Il était accusé de «prise illégale d'intérêt», le voilà libre. C'est la première fois de l'histoire qu'un ministre de la Justice en exercice se retrouvait face à la Cour de justice de la République. Mais, jeudi, la relaxe d'Eric Dupond-Moretti a très vite laissé sa place à un débat vieux comme la cour qui l'acquitté.
Toujours très réactive lorsqu'il s'agit de dégainer un communiqué, La France insoumise a «dénoncé cette décision», quelques secondes à peine après le verdict. Il faut dire que sa condamnation aurait été considérée comme une surprise et que, même si ce verdict n'a été communiqué que mercredi, les quinze juges avaient déjà délibéré le 16 novembre. Certains soupçonnaient d’ailleurs qu’il avait fuité dans la matinée.
«Le maintien du ministre de la Justice montre que la prise illégale d'intérêt est un mode de Gouvernement en macronie», dira encore LFI en fin de communiqué. Or, la CJR (pour les intimes) est une instance qu'Emmanuel Macron, et François Hollande avant lui ont voulu, eux aussi, dézinguer. En 2014, le président socialiste considérait qu'il était temps de faire des ministres des Messieurs-tout-le-monde face à la justice.
Macron, c'est l'enquête menée par la CJR, sur la gestion de la pandémie par le gouvernement, qui l'avait fait sortir de ses gonds: «Quand des responsables – ministres, fonctionnaires, élus – se trouvent cités dans une procédure pour une crise qui est encore en cours, nous sommes loin de l’apaisement et de l’équilibre», assénait celui qui, à l'époque, grognait contre des magistrats particulièrement prompts à «judiciariser la vie politique».
Rien qu'en 2021, précisait notamment Le Monde, «20 199 plaintes ont été envoyées, dont la quasi-totalité concernait le Covid-19 et le passe sanitaire».
La Cour de justice de la République fut créée en 1993, dans une France alors gouvernée par François Mitterrand et embourbée dans le scandale du sang contaminé. Face aux accusations d'impunité des membres du gouvernement, cette instance s'était glissée sans trop d'encombres dans la Constitution, afin que magistrats et parlementaires, un peu comme au pays de Disney, s'unissent pour mieux juger les crimes dont le pouvoir est accusé, dans le cadre de ses fonctions.
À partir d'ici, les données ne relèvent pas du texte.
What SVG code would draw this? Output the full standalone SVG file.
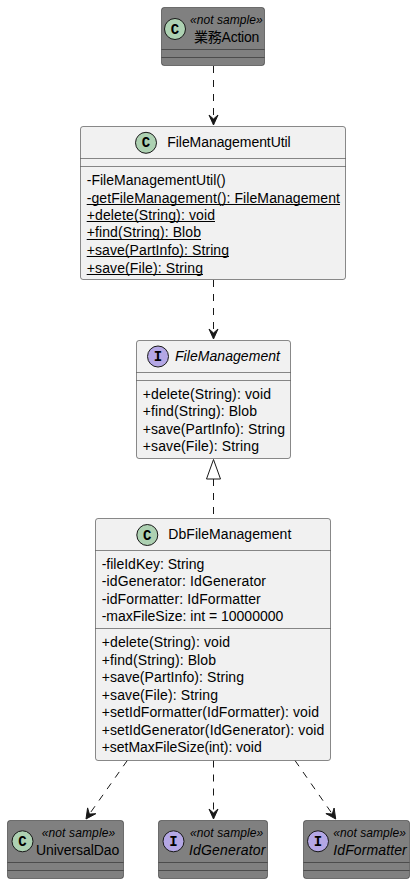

Un échec cuisant. Un peu à la manière de la police des polices, la CJR n'a jamais réussi à éteindre les doutes et les critiques. Au contraire. Il faut dire que ses rouages sont particulièrement perméables aux interrogations. Si une commission gorgée de magistrats (et pensée comme un rempart à la récupération politique) est chargée de trier les plaintes, c'est la composition du jury qui fait s'étrangler à tous les étages.
Parmi les quinze juges, on trouve d'abord trois magistrats de la Cour de cassation. Le reste? Des élus. Six proviennent de l’Assemblée nationale, six autres du Sénat. C'est là que ça se gâte, puisque la majorité l'emporte. Un joyeux bordel politisé par essence, même si les juges «promettent de bien et fidèlement remplir leurs fonctions», et logiquement sous le feu de la polémique au moindre verdict.
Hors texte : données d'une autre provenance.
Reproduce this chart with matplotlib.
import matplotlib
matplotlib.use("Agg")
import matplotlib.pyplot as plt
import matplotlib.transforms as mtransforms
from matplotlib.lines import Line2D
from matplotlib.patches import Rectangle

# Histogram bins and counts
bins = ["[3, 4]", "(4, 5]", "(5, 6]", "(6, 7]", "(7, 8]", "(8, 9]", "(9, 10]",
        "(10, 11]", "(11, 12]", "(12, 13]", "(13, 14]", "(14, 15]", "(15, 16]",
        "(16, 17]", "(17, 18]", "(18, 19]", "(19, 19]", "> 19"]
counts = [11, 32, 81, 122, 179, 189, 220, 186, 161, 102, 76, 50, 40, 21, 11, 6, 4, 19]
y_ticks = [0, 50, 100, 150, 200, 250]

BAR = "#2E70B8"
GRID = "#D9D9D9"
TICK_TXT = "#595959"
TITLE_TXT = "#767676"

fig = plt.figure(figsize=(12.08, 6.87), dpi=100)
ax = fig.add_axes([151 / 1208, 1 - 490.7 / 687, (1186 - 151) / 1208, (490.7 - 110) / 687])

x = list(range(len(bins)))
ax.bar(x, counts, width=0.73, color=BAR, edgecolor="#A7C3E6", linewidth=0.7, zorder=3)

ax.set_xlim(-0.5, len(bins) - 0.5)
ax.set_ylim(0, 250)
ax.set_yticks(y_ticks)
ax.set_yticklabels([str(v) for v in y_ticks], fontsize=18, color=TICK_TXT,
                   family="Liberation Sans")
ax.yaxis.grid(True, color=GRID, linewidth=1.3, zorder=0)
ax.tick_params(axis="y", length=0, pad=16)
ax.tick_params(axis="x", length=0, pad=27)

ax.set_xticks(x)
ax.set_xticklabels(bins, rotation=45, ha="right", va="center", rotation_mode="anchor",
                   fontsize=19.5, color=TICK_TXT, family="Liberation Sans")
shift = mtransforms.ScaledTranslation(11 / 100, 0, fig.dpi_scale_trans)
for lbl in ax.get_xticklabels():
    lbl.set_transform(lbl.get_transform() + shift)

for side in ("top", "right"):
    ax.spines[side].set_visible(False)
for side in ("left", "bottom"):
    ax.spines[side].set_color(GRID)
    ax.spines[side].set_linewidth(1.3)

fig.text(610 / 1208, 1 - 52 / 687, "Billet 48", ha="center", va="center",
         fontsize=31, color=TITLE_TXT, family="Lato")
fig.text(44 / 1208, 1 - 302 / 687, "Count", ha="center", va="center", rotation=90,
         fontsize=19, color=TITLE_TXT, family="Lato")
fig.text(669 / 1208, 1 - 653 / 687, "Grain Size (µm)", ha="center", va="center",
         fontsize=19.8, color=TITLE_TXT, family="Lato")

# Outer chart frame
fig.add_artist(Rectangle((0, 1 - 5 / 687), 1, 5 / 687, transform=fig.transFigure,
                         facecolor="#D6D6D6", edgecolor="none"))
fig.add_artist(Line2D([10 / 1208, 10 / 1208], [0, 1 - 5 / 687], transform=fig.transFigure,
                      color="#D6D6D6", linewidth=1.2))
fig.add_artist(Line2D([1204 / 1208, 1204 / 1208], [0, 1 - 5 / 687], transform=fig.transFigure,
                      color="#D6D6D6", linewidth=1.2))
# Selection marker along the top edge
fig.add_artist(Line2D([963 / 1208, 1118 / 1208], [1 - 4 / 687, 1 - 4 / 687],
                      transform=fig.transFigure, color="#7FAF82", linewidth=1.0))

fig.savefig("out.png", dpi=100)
Pour rappel, à la naissance de ce «tribunal du pouvoir», Laurent Fabius, alors premier ministre, avait été déclaré non coupable d'«atteintes involontaires à la vie et atteintes involontaires à l’intégrité physique des personnes», dans l'affaire du sang contaminé.
En sursis depuis de longues années, cette instance est pourtant noyée de plaintes. Mais pour imaginer un jour en finir avec la CJR, le chemin est jalonné de chicanes. Comme le racontait Le Monde en 2014, sa suppression devra passer par «une révision constitutionnelle et donc la tenue d'un Congrès».
Vous l'aurez compris: c'est chaud.
Dans l'affaire Dupond-Moretti, si le délit a été matériellement constitué, il n'y a «pas eu l'intention de le commettre». Ceux qui s'insurgent aujourd'hui contre la relaxe du garde des Sceaux ne se posent finalement qu'une seule question: comment croire que le ministre de la Justice, cet avocat talentueux et expérimenté qu'on surnomme «Acquittator», n'ait pas eu conscience du caractère délictueux de ses actions?
Evidemment, la composition et le fonctionnement de cette Cour de justice de la République n'aideront en rien à évacuer ce doute. Mais sa suppression pure et simple ne réglerait pas non plus le problème. Dans l'esprit de la population française, l'impunité des membres du gouvernement est d'abord une impression. Un sentiment tenace. Qui est (très) loin d'avoir trouvé son remède judiciaire.